Michael Cullen's announcement yesterday that he is to take on a senior role on the NZ Post board draws a curtain on the political career of one of Labour's most talented operators.
Michael is a smart, funny, warm and caring man who is already clearly one of my party's more successful finance ministers. It is his vision of a more productive, fairer economy and his passion for sorting out the government's books that mean this global crisis is having less of an impact on Kiwis than it would otherwise have done.
Even National government ministers are now being more open to acknowledging just what a mess we would have been in by now had it not been for those massive surpluses being used to repay debt, instead of being hashed into huge tax cuts we could never have afforded. It's politics, so it is too much to expect them to be gracious about it, but the facts tell the story plainly enough.
It is going to be strange not to see him in the House holding the new government to account.
The other farewell of course is that of Helen Clark. I'll write something about that after her valedictory speech, which is this afternoon.

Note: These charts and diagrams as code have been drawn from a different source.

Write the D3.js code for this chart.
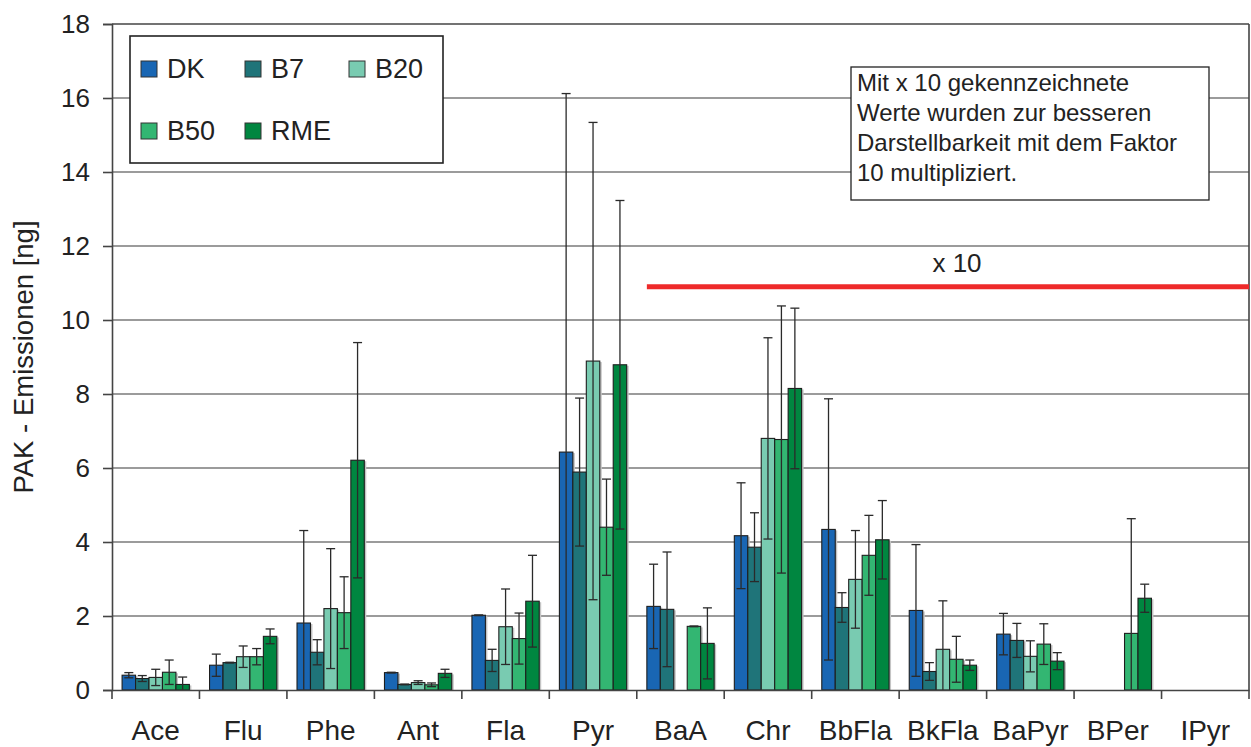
<!DOCTYPE html>
<html>
<head>
<meta charset="utf-8">
<script src="https://cdn.jsdelivr.net/npm/d3@7"></script>
<style>
  html, body { margin: 0; padding: 0; background: #fff; }
  svg { display: block; }
  text { font-family: "Liberation Sans", Arial, Helvetica, sans-serif; fill: #222; }
</style>
</head>
<body>
<svg id="chart" width="1251" height="747"></svg>
<script>
// ---- data ----
const categories = ["Ace","Flu","Phe","Ant","Fla","Pyr","BaA","Chr","BbFla","BkFla","BaPyr","BPer","IPyr"];
const seriesNames = ["DK","B7","B20","B50","RME"];
const seriesColors = ["#1966b3","#1f7479","#79cbb1","#33b672","#008640"];

const valuesDK  = [0.40,0.67,1.81,0.47,2.02,6.43,2.26,4.17,4.34,2.15,1.51,null,null];
const valuesB7  = [0.31,0.74,1.02,0.15,0.80,5.89,2.18,3.86,2.23,0.50,1.34,null,null];
const valuesB20 = [0.34,0.90,2.20,0.20,1.71,8.89,null,6.80,2.99,1.10,0.91,null,null];
const valuesB50 = [0.48,0.90,2.09,0.14,1.39,4.40,1.72,6.77,3.64,0.83,1.24,1.53,null];
const valuesRME = [0.15,1.45,6.21,0.45,2.40,8.79,1.26,8.15,4.06,0.67,0.78,2.48,null];

const errDK  = [0.07,0.30,2.50,0.01,0.01,9.69,1.14,1.43,3.53,1.78,0.56,null,null];
const errB7  = [0.08,0.01,0.34,0.01,0.30,2.00,1.55,0.93,0.40,0.24,0.46,null,null];
const errB20 = [0.22,0.29,1.62,0.05,1.02,6.45,null,2.72,1.32,1.31,0.42,null,null];
const errB50 = [0.33,0.22,0.97,0.05,0.69,1.30,0.01,3.61,1.08,0.62,0.55,3.10,null];
const errRME = [0.20,0.20,3.18,0.11,1.24,4.44,0.96,2.17,1.06,0.14,0.23,0.38,null];

const yTicks = [0,2,4,6,8,10,12,14,16,18];
const yTitle = "PAK - Emissionen [ng]";
const noteLines = ["Mit x 10 gekennzeichnete","Werte wurden zur besseren","Darstellbarkeit mit dem Faktor","10 multipliziert."];
const markerLabel = "x 10";
const markerValue = 10.9;
const markerFrom = "BaA";

const allValues = [valuesDK, valuesB7, valuesB20, valuesB50, valuesRME];
const allErrors = [errDK, errB7, errB20, errB50, errRME];

// ---- layout ----
const svg = d3.select("#chart");
const plotL = 112, plotR = 1249, plotT = 24, plotB = 690;

const x0 = d3.scaleBand().domain(categories).range([plotL, plotR]).padding(0);
const x1 = d3.scaleBand().domain(seriesNames).range([0, x0.bandwidth()]).paddingInner(0).paddingOuter(0.75);
const y = d3.scaleLinear().domain([0, 18]).range([plotB, plotT]);

// gridlines
svg.append("g").selectAll("line").data(yTicks.filter(t => t > 0 && t < 18)).join("line")
  .attr("x1", plotL).attr("x2", plotR)
  .attr("y1", d => y(d)).attr("y2", d => y(d))
  .attr("stroke", "#7a7a7a").attr("stroke-width", 1.6);

// plot frame top/right
svg.append("line").attr("x1", plotL).attr("x2", plotR).attr("y1", y(18)).attr("y2", y(18))
  .attr("stroke", "#444").attr("stroke-width", 1.6);
svg.append("line").attr("x1", plotR).attr("x2", plotR).attr("y1", y(18)).attr("y2", y(0))
  .attr("stroke", "#444").attr("stroke-width", 1.6);

// bars
const barData = [];
seriesNames.forEach((s, si) => {
  categories.forEach((c, ci) => {
    const v = allValues[si][ci];
    if (v != null) barData.push({ s, si, c, v, e: allErrors[si][ci] });
  });
});

const gBars = svg.append("g");
gBars.selectAll("rect.shadow").data(barData).join("rect").attr("class", "shadow")
  .attr("x", d => x0(d.c) + x1(d.s) + 2)
  .attr("y", d => y(d.v) + 1)
  .attr("width", x1.bandwidth())
  .attr("height", d => y(0) - y(d.v) - 1)
  .attr("fill", "#c4c4c4");
gBars.selectAll("rect.bar").data(barData).join("rect").attr("class", "bar")
  .attr("x", d => x0(d.c) + x1(d.s))
  .attr("y", d => y(d.v))
  .attr("width", x1.bandwidth())
  .attr("height", d => y(0) - y(d.v))
  .attr("fill", d => seriesColors[d.si])
  .attr("stroke", "#1e1e1e").attr("stroke-width", 1.1);

// error bars
const gErr = svg.append("g").attr("stroke", "#2a2a2a").attr("stroke-width", 1.3);
const capW = 9;
barData.filter(d => d.e != null && d.e > 0).forEach(d => {
  const cx = x0(d.c) + x1(d.s) + x1.bandwidth() / 2;
  const hi = d.v + d.e, lo = d.v - d.e;
  const loC = Math.max(lo, 0);
  gErr.append("line").attr("x1", cx).attr("x2", cx).attr("y1", y(hi)).attr("y2", y(loC));
  gErr.append("line").attr("x1", cx - capW / 2).attr("x2", cx + capW / 2).attr("y1", y(hi)).attr("y2", y(hi));
  if (lo > 0) {
    gErr.append("line").attr("x1", cx - capW / 2).attr("x2", cx + capW / 2).attr("y1", y(lo)).attr("y2", y(lo));
  }
});

// y axis
const yAxis = d3.axisLeft(y).tickValues(yTicks).tickSize(9).tickPadding(13).tickFormat(d3.format("d"));
const gy = svg.append("g").attr("transform", `translate(${plotL},0)`).call(yAxis);
gy.select(".domain").attr("stroke", "#444").attr("stroke-width", 1.6);
gy.selectAll(".tick line").attr("stroke", "#444").attr("stroke-width", 1.6);
gy.selectAll(".tick text").attr("font-size", 26).attr("fill", "#222")
  .attr("font-family", "Liberation Sans, Arial, sans-serif");

// x axis
const xAxis = d3.axisBottom(x0).tickSize(0).tickPadding(30);
const gx = svg.append("g").attr("transform", `translate(0,${plotB})`).call(xAxis);
gx.select(".domain").attr("stroke", "#444").attr("stroke-width", 1.6);
gx.selectAll(".tick text").attr("font-size", 28).attr("fill", "#222")
  .attr("font-family", "Liberation Sans, Arial, sans-serif").attr("dy", "0.71em");
const bounds = categories.map(c => x0(c)).concat([plotR]);
svg.append("g").selectAll("line").data(bounds).join("line")
  .attr("x1", d => d).attr("x2", d => d).attr("y1", plotB).attr("y2", plotB + 9)
  .attr("stroke", "#444").attr("stroke-width", 1.6);

// y title
svg.append("text").attr("transform", `translate(33,${(plotT + plotB) / 2}) rotate(-90)`)
  .attr("text-anchor", "middle").attr("font-size", 27.5).text(yTitle);

// red marker line (starts at the first bar of its group)
svg.append("line").attr("x1", x0(markerFrom) + x1(seriesNames[0])).attr("x2", plotR)
  .attr("y1", y(markerValue)).attr("y2", y(markerValue))
  .attr("stroke", "#ee2a2a").attr("stroke-width", 5);
svg.append("text").attr("x", 957).attr("y", 272).attr("text-anchor", "middle")
  .attr("font-size", 26).text(markerLabel);

// legend
const lg = svg.append("g");
lg.append("rect").attr("x", 130).attr("y", 36).attr("width", 313).attr("height", 127)
  .attr("fill", "#fff").attr("stroke", "#222").attr("stroke-width", 1.6);
const legPos = [[141, 61], [245, 61], [349, 61], [141, 123], [245, 123]];
seriesNames.forEach((s, i) => {
  const [lx, ly] = legPos[i];
  lg.append("rect").attr("x", lx).attr("y", ly).attr("width", 16).attr("height", 16)
    .attr("fill", seriesColors[i]).attr("stroke", "#333").attr("stroke-width", 1);
  lg.append("text").attr("x", lx + 26).attr("y", ly + 17).attr("font-size", 27).text(s);
});

// note box
const nb = svg.append("g");
nb.append("rect").attr("x", 851).attr("y", 67).attr("width", 358).attr("height", 133)
  .attr("fill", "#fff").attr("stroke", "#222").attr("stroke-width", 1.3);
noteLines.forEach((t, i) => {
  nb.append("text").attr("x", 857).attr("y", 91 + i * 30).attr("font-size", 24).text(t);
});
</script>
</body>
</html>
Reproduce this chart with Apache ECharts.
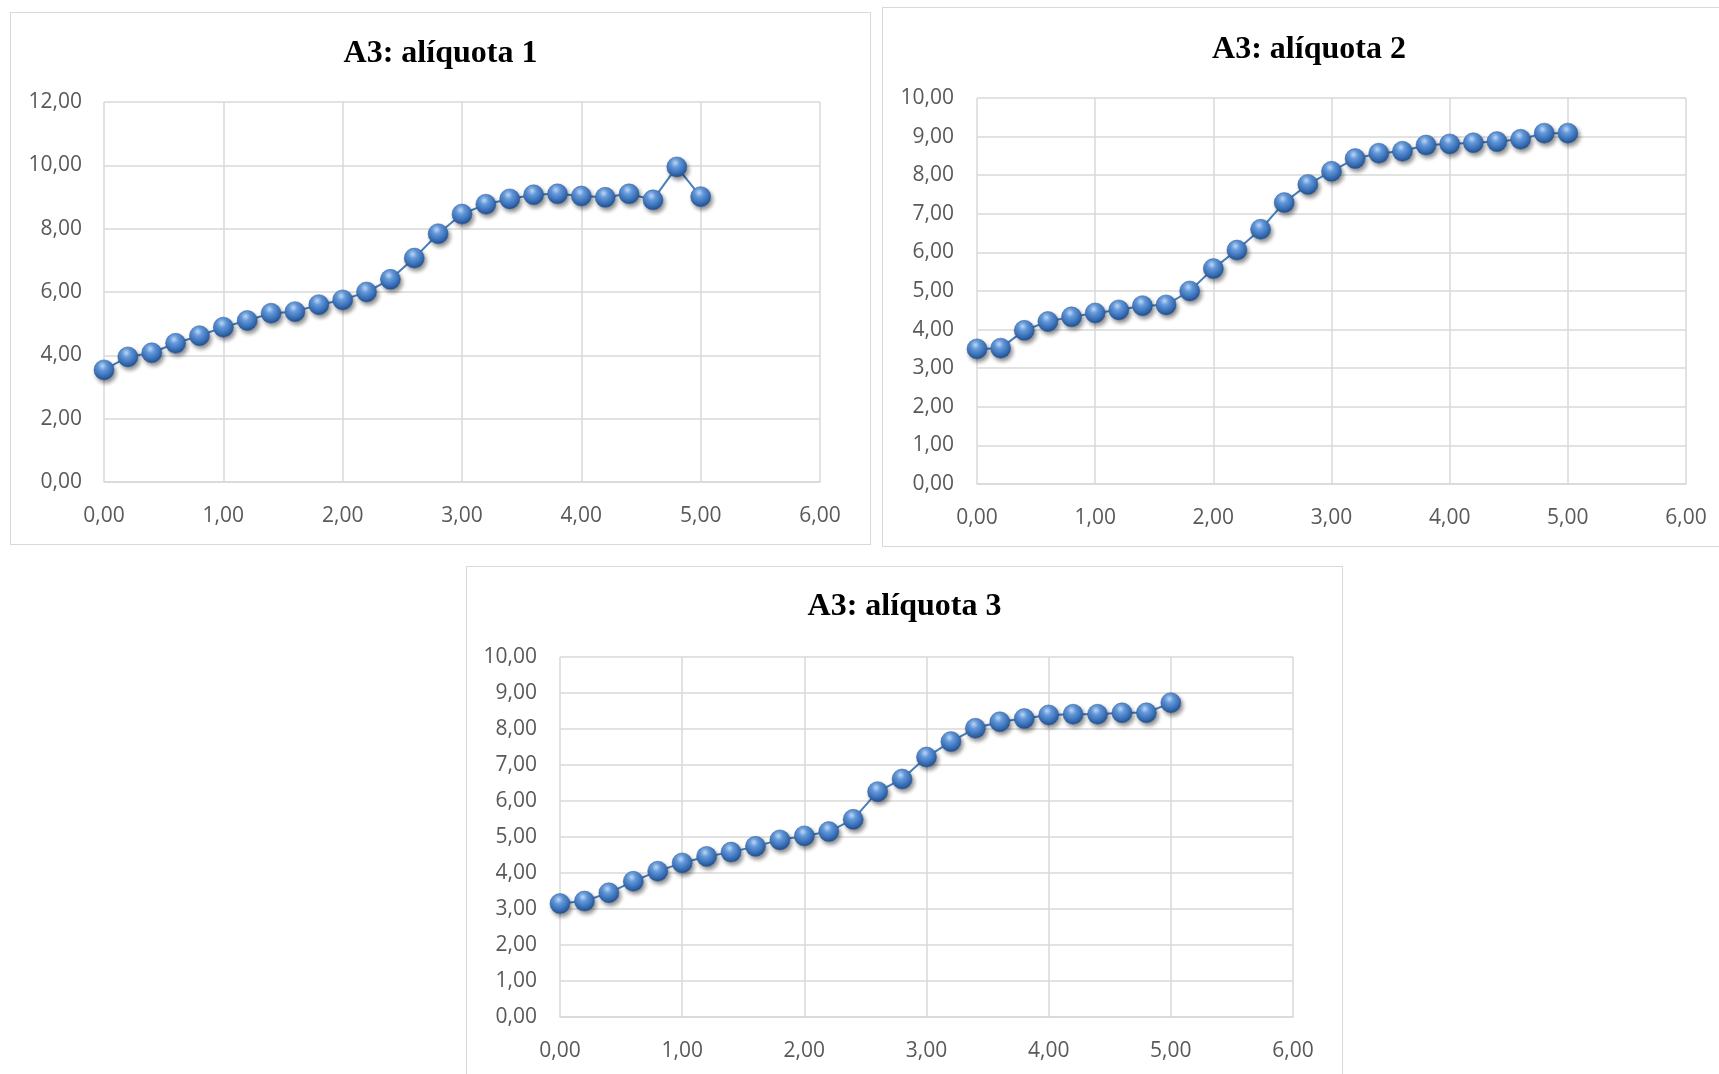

Update, 9 Apr at 4pm: had to laugh at this. I should read what I write more carefully. Ironic understatement doesn't always work on a blog!
I think that Dr Cullen was one of our best. The scale of change he implemented is probably second only to that implemented during the First Labour Government.
I don't count Roger Douglas as a good Labour finance minister. His preposterous reforms made this one of the most savagely unequal in the developed world, and the social dysfunction and economic legacy of that - years of slow growth, crime, high unemployment, poverty, diminished productivty, underinvestment in infrastructure, massive overseas debt - scarred an entire generation.
Those failures and the ideology that drove them have nothing to do with Labour's mission; that legacy means that he cannot be deemed a successful Labour finance minister at all. I am very pleased that the rest of the Labour Party eventually came to recognise how wrong he (and by extension they) was and were, and has since undone much of the damage of the Douglas era through a rather successful fifth Labour government.